→ WHAT THIS TASK INVOLVES:
Quote word for word the lines below, beginning with the first and ending with the one that has "ref_err = [0.60]". Drop the pictures.

━━ DATA ━━

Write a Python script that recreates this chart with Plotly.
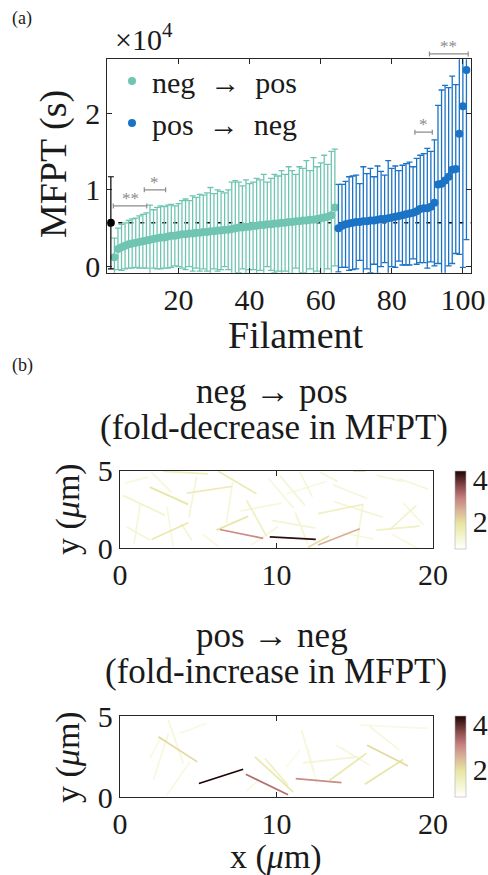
import plotly.graph_objects as go
from plotly.colors import sample_colorscale

W, H = 488, 875
FONT = "Liberation Serif"
TXT = "#1a1a1a"
AX = "#262626"

# ---------------- panel (a): MFPT per filament (units of 1e4 s) ----------------
ref_filament = [1]
ref_mfpt = [0.57]
ref_err = [0.60]

neg_pos_filament = list(range(2, 65))
neg_pos_mfpt = [0.12, 0.23, 0.25, 0.27, 0.29, 0.30, 0.31, 0.32, 0.33, 0.34,
                0.35, 0.36, 0.37, 0.38, 0.38, 0.39, 0.40, 0.40, 0.41, 0.42,
                0.42, 0.43, 0.43, 0.44, 0.44, 0.45, 0.45, 0.46, 0.46, 0.47,
                0.47, 0.48, 0.48, 0.49, 0.50, 0.51, 0.51, 0.52, 0.52, 0.53,
                0.53, 0.54, 0.54, 0.55, 0.55, 0.56, 0.56, 0.57, 0.57, 0.58,
                0.58, 0.59, 0.59, 0.60, 0.60, 0.61, 0.61, 0.62, 0.63, 0.64,
                0.65, 0.67, 0.77]
neg_pos_err = [0.25, 0.27, 0.30, 0.30, 0.31, 0.32, 0.32, 0.34, 0.35, 0.36,
               0.45, 0.38, 0.40, 0.41, 0.40, 0.41, 0.41, 0.39, 0.41, 0.44,
               0.46, 0.43, 0.49, 0.46, 0.50, 0.48, 0.51, 0.57, 0.49, 0.53,
               0.51, 0.48, 0.52, 0.61, 0.62, 0.59, 0.54, 0.61, 0.56, 0.57,
               0.62, 0.59, 0.66, 0.55, 0.60, 0.64, 0.62, 0.68, 0.63, 0.72,
               0.67, 0.61, 0.71, 0.68, 0.78, 0.64, 0.81, 0.68, 0.72, 0.81,
               0.68, 0.83, 0.76]

pos_neg_filament = list(range(65, 102))
pos_neg_mfpt = [0.50, 0.53, 0.55, 0.56, 0.57, 0.58, 0.58, 0.59, 0.59, 0.60,
                0.60, 0.61, 0.62, 0.62, 0.63, 0.64, 0.65, 0.66, 0.67, 0.68,
                0.69, 0.70, 0.72, 0.75, 0.76, 0.76, 0.78, 0.83, 1.07, 1.08,
                1.12, 1.17, 1.26, 1.27, 1.73, 2.09, 2.56]
pos_neg_err = [0.57, 0.54, 0.56, 0.61, 0.61, 0.61, 0.50, 0.71, 0.62, 0.68,
               0.57, 0.70, 0.62, 0.57, 0.75, 0.64, 0.66, 0.59, 0.65, 0.66,
               0.67, 0.60, 0.69, 0.70, 0.71, 0.78, 0.72, 0.82, 1.03, 1.22,
               1.24, 1.16, 1.22, 1.10, 1.57, 2.10, 2.21]

# significance brackets
sig_x0 = [1.7, 10.4, 86.5, 90.6]
sig_x1 = [11.1, 16.4, 91.4, 101.5]
sig_y = [0.79, 1.00, 1.75, 2.77]
sig_label = ["**", "*", "*", "**"]

x_ticks_a = [20, 40, 60, 80, 100]
y_ticks_a = [0, 1, 2]
x_range_a = [0, 102.2]
y_range_a = [-0.08, 2.70]

# ---------------- panel (b): filament segments coloured by fold change ----------------
b1_x0 = [9.57, 6.38, 12.66, 12.02, 6.17, 1.91, 4.26, 2.02, 6.28, 0.21, 16.38, 14.9, 12.66, 8.09,
         2.77, 10.21, 17.2, 15.53, 0.43, 3.9, 11.2, 13.7, 9.7, 17.8, 1.3, 4.9, 7.2, 9.5, 11.5,
         16.4, 13.6, 18.1, 0.3, 3.0, 8.4, 14.2, 5.3, 17.4, 10.6, 2.0, 7.7, 12.8]
b1_y0 = [0.74, 1.21, 0.21, 0.06, 1.17, 3.94, 3.55, 0.57, 4.96, 3.40, 1.17, 4.98, 2.23, 3.09,
         4.96, 4.68, 1.17, 2.87, 1.38, 1.6, 2.3, 3.0, 1.8, 4.5, 2.9, 4.6, 4.3, 4.5, 4.9,
         4.7, 4.1, 2.9, 4.2, 2.7, 0.2, 1.0, 0.9, 0.9, 3.5, 4.9, 2.4, 4.9]
b1_x1 = [12.51, 9.15, 15.32, 13.36, 8.19, 4.36, 7.13, 4.36, 8.72, 2.87, 19.15, 15.7, 15.53, 9.36,
         5.64, 11.81, 18.94, 15.11, 1.91, 4.6, 12.0, 16.8, 12.5, 19.7, 0.9, 4.4, 6.8, 11.1, 12.3,
         18.1, 15.8, 19.4, 1.8, 3.4, 10.1, 16.2, 6.3, 19.0, 13.2, 3.3, 10.3, 13.9]
b1_y1 = [0.57, 0.64, 1.26, 0.79, 2.06, 2.83, 3.98, 1.64, 3.51, 2.13, 1.43, 4.98, 2.83, 0.79,
         4.79, 2.77, 2.77, 0.11, 0.53, 0.5, 0.3, 2.0, 1.3, 3.8, 0.3, 2.0, 1.6, 2.6, 3.3,
         4.3, 3.2, 1.5, 4.6, 0.1, 1.4, 0.6, 0.1, 0.0, 4.3, 3.6, 2.9, 4.3]
b1_fold = [4.3, 3.0, 2.6, 2.0, 1.9, 1.9, 1.7, 1.8, 1.7, 1.4, 1.5, 2.0, 1.5, 1.5,
           1.6, 1.3, 1.4, 1.3, 1.3, 1.3, 1.3, 1.3, 1.3, 1.25, 1.2, 1.25, 1.2, 1.2, 1.2,
           1.2, 1.2, 1.2, 1.15, 1.15, 1.2, 1.2, 1.15, 1.15, 1.15, 1.2, 1.2, 1.3]

b2_x0 = [5.04, 8.04, 11.23, 2.45, 15.79, 15.64, 13.40, 8.62, 9.26, 11.70, 3.09, 2.13, 2.98,
         11.6, 15.32, 15.96, 13.83, 3.83, 1.91, 10.64, 8.1, 12.0]
b2_y0 = [0.83, 1.40, 1.14, 3.72, 3.20, 0.79, 1.03, 2.48, 2.38, 2.11, 4.75, 1.03, 0.10,
         4.13, 4.44, 4.34, 3.2, 3.93, 2.38, 1.86, 0.4, 3.0]
b2_x1 = [7.87, 10.74, 14.15, 4.94, 18.40, 18.09, 15.74, 11.06, 10.74, 15.21, 4.04, 3.09, 4.47,
         12.34, 19.68, 17.87, 15.96, 5.53, 2.66, 11.49, 8.8, 12.6]
b2_y1 = [1.71, 0.14, 0.89, 2.17, 1.92, 2.31, 2.69, 0.31, 0.72, 2.48, 2.07, 3.93, 2.17,
         1.65, 4.24, 2.89, 1.96, 4.55, 3.72, 2.89, 1.0, 0.8]
b2_fold = [4.4, 3.3, 3.0, 2.1, 2.1, 1.9, 1.8, 1.8, 1.5, 1.3, 1.2, 1.15, 1.15,
           1.2, 1.1, 1.2, 1.2, 1.1, 1.1, 1.05, 1.1, 1.1]

fold_range = [0.75, 4.4]
fold_ticks = [2, 4]
x_ticks_b = [0, 10, 20]
y_ticks_b = [0, 5]

# colours
GREEN = "#6fc5b1"
BLUE = "#1b73c6"
fold_cmap = [[0.0, "rgb(255,255,255)"], [0.15, "rgb(244,245,210)"], [0.32, "rgb(232,230,162)"],
             [0.5, "rgb(216,178,152)"], [0.65, "rgb(198,128,128)"], [0.8, "rgb(140,76,76)"],
             [1.0, "rgb(30,4,4)"]]

# pixel layout of the reference
A_X = [107.3, 470.7]; A_Y = [59.3, 272.7]
B_X = [120.0, 433.0]; B1_Y = [470.7, 548.3]; B2_Y = [716.0, 797.0]


def xd(px):
    return [px[0] / W, px[1] / W]


def yd(py):
    return [1 - py[1] / H, 1 - py[0] / H]


fig = go.Figure()

# panel (a)
fig.add_trace(go.Scatter(x=neg_pos_filament, y=neg_pos_mfpt, mode="markers",
                         name="neg\u00a0 →\u00a0 pos",
                         marker=dict(color=GREEN, size=8),
                         error_y=dict(type="data", array=neg_pos_err, color=GREEN,
                                      thickness=1.3, width=3),
                         xaxis="x", yaxis="y"))
fig.add_trace(go.Scatter(x=pos_neg_filament, y=pos_neg_mfpt, mode="markers",
                         name="pos\u00a0 →\u00a0 neg",
                         marker=dict(color=BLUE, size=8),
                         error_y=dict(type="data", array=pos_neg_err, color=BLUE,
                                      thickness=1.3, width=3),
                         xaxis="x", yaxis="y"))
fig.add_trace(go.Scatter(x=ref_filament, y=ref_mfpt, mode="markers", showlegend=False,
                         marker=dict(color="black", size=8),
                         error_y=dict(type="data", array=ref_err, color="black",
                                      thickness=1.2, width=3),
                         xaxis="x", yaxis="y"))

fig.add_shape(type="line", xref="x domain", yref="y", x0=0, x1=1,
              y0=ref_mfpt[0], y1=ref_mfpt[0], layer="below",
              line=dict(color="black", width=1.4, dash="4px,7px"))

dom_a = yd(A_Y)


def ypaper(v):
    return dom_a[0] + (v - y_range_a[0]) / (y_range_a[1] - y_range_a[0]) * (dom_a[1] - dom_a[0])


cap = 2.5 / H
for x0, x1, yv, lab in zip(sig_x0, sig_x1, sig_y, sig_label):
    yp = ypaper(yv)
    fig.add_shape(type="line", xref="x", yref="paper", x0=x0, x1=x1, y0=yp, y1=yp,
                  line=dict(color="#8c8c8c", width=1.2))
    for xe in (x0, x1):
        fig.add_shape(type="line", xref="x", yref="paper", x0=xe, x1=xe, y0=yp - cap, y1=yp + cap,
                      line=dict(color="#8c8c8c", width=1.2))
    fig.add_annotation(x=(x0 + x1) / 2, y=yp, xref="x", yref="paper", text=lab, showarrow=False,
                       yanchor="bottom", yshift=-4, font=dict(size=17, color="#8c8c8c", family=FONT))

# panel (b)
def add_segments(x0s, y0s, x1s, y1s, vals, xa, ya):
    order = sorted(range(len(vals)), key=lambda i: vals[i])
    for i in order:
        t = (vals[i] - fold_range[0]) / (fold_range[1] - fold_range[0])
        t = min(max(t, 0), 1)
        col = sample_colorscale(fold_cmap, [t])[0]
        fig.add_trace(go.Scatter(x=[x0s[i], x1s[i]], y=[y0s[i], y1s[i]], mode="lines",
                                 line=dict(color=col, width=1.7), showlegend=False,
                                 hoverinfo="skip", xaxis=xa, yaxis=ya))


add_segments(b1_x0, b1_y0, b1_x1, b1_y1, b1_fold, "x2", "y2")
add_segments(b2_x0, b2_y0, b2_x1, b2_y1, b2_fold, "x3", "y3")


def add_colorbar(xs, ys, vals, xa, ya, py):
    fig.add_trace(go.Scatter(
        x=xs, y=ys, mode="markers", showlegend=False, hoverinfo="skip",
        xaxis=xa, yaxis=ya,
        marker=dict(size=1, opacity=0, color=vals, colorscale=fold_cmap,
                    cmin=fold_range[0], cmax=fold_range[1], showscale=True,
                    colorbar=dict(x=455 / W, xanchor="left", y=1 - (py[0] + py[1]) / 2 / H,
                                  yanchor="middle", len=py[1] - py[0], lenmode="pixels",
                                  thickness=11, thicknessmode="pixels", xpad=0, ypad=0,
                                  outlinewidth=0.6, outlinecolor="#b0b0b0",
                                  tickvals=fold_ticks, ticks="", ticklabelposition="outside",
                                  tickfont=dict(size=30, family=FONT, color=TXT)))))


add_colorbar(b1_x0, b1_y0, b1_fold, "x2", "y2", B1_Y)
add_colorbar(b2_x0, b2_y0, b2_fold, "x3", "y3", B2_Y)

axis_common = dict(showgrid=False, zeroline=False, showline=True, linecolor=AX, linewidth=1.3,
                   mirror="ticks", ticks="inside", ticklen=5, tickcolor=AX, tickwidth=1.2,
                   tickfont=dict(size=30, family=FONT, color=TXT))

fig.update_layout(
    width=W, height=H, margin=dict(l=0, r=0, t=0, b=0, pad=0, autoexpand=False),
    plot_bgcolor="white", paper_bgcolor="white",
    font=dict(family=FONT, color=TXT),
    xaxis=dict(domain=xd(A_X), range=x_range_a, tickvals=x_ticks_a, anchor="y", **axis_common),
    yaxis=dict(domain=yd(A_Y), range=y_range_a, tickvals=y_ticks_a, anchor="x", **axis_common),
    xaxis2=dict(domain=xd(B_X), range=[0, 20], tickvals=x_ticks_b, anchor="y2", **axis_common),
    yaxis2=dict(domain=yd(B1_Y), range=[0, 5], tickvals=y_ticks_b, anchor="x2", **axis_common),
    xaxis3=dict(domain=xd(B_X), range=[0, 20], tickvals=x_ticks_b, anchor="y3", **axis_common),
    yaxis3=dict(domain=yd(B2_Y), range=[0, 5], tickvals=y_ticks_b, anchor="x3", **axis_common),
    legend=dict(x=112 / W, y=1 - 55 / H, xanchor="left", yanchor="top",
                bgcolor="rgba(0,0,0,0)", font=dict(size=30, family=FONT, color=TXT),
                tracegroupgap=0),
)

texts = [
    ("(a)", 22, 18, 18, 0),
    ("×10<sup>4</sup>", 144, 37, 30, 0),
    ("MFPT (s)", 54, 164, 38, -90),
    ("Filament", 296, 335, 38, 0),
    ("(b)", 22, 365, 18, 0),
    ("neg → pos", 272, 392, 35, 0),
    ("(fold-decrease in MFPT)", 274, 427, 35, 0),
    ("y (<i>μ</i>m)", 68, 509, 34, -90),
    ("pos → neg", 272, 635, 35, 0),
    ("(fold-increase in MFPT)", 276, 671, 35, 0),
    ("y (<i>μ</i>m)", 68, 757, 34, -90),
    ("x (<i>μ</i>m)", 276, 857, 34, 0),
]
for t, px, py, fs, ang in texts:
    fig.add_annotation(x=px / W, y=1 - py / H, xref="paper", yref="paper", text=t,
                       showarrow=False, textangle=ang, xanchor="center", yanchor="middle",
                       font=dict(size=fs, family=FONT, color=TXT))

fig.write_html("out.html", config={"displayModeBar": False},
               post_script="document.body.style.margin='0px';")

━━━

→ EXPECTED ANSWER:
Write a Python script that recreates this chart with Plotly.
import plotly.graph_objects as go
from plotly.colors import sample_colorscale

W, H = 488, 875
FONT = "Liberation Serif"
TXT = "#1a1a1a"
AX = "#262626"

# ---------------- panel (a): MFPT per filament (units of 1e4 s) ----------------
ref_filament = [1]
ref_mfpt = [0.57]
ref_err = [0.60]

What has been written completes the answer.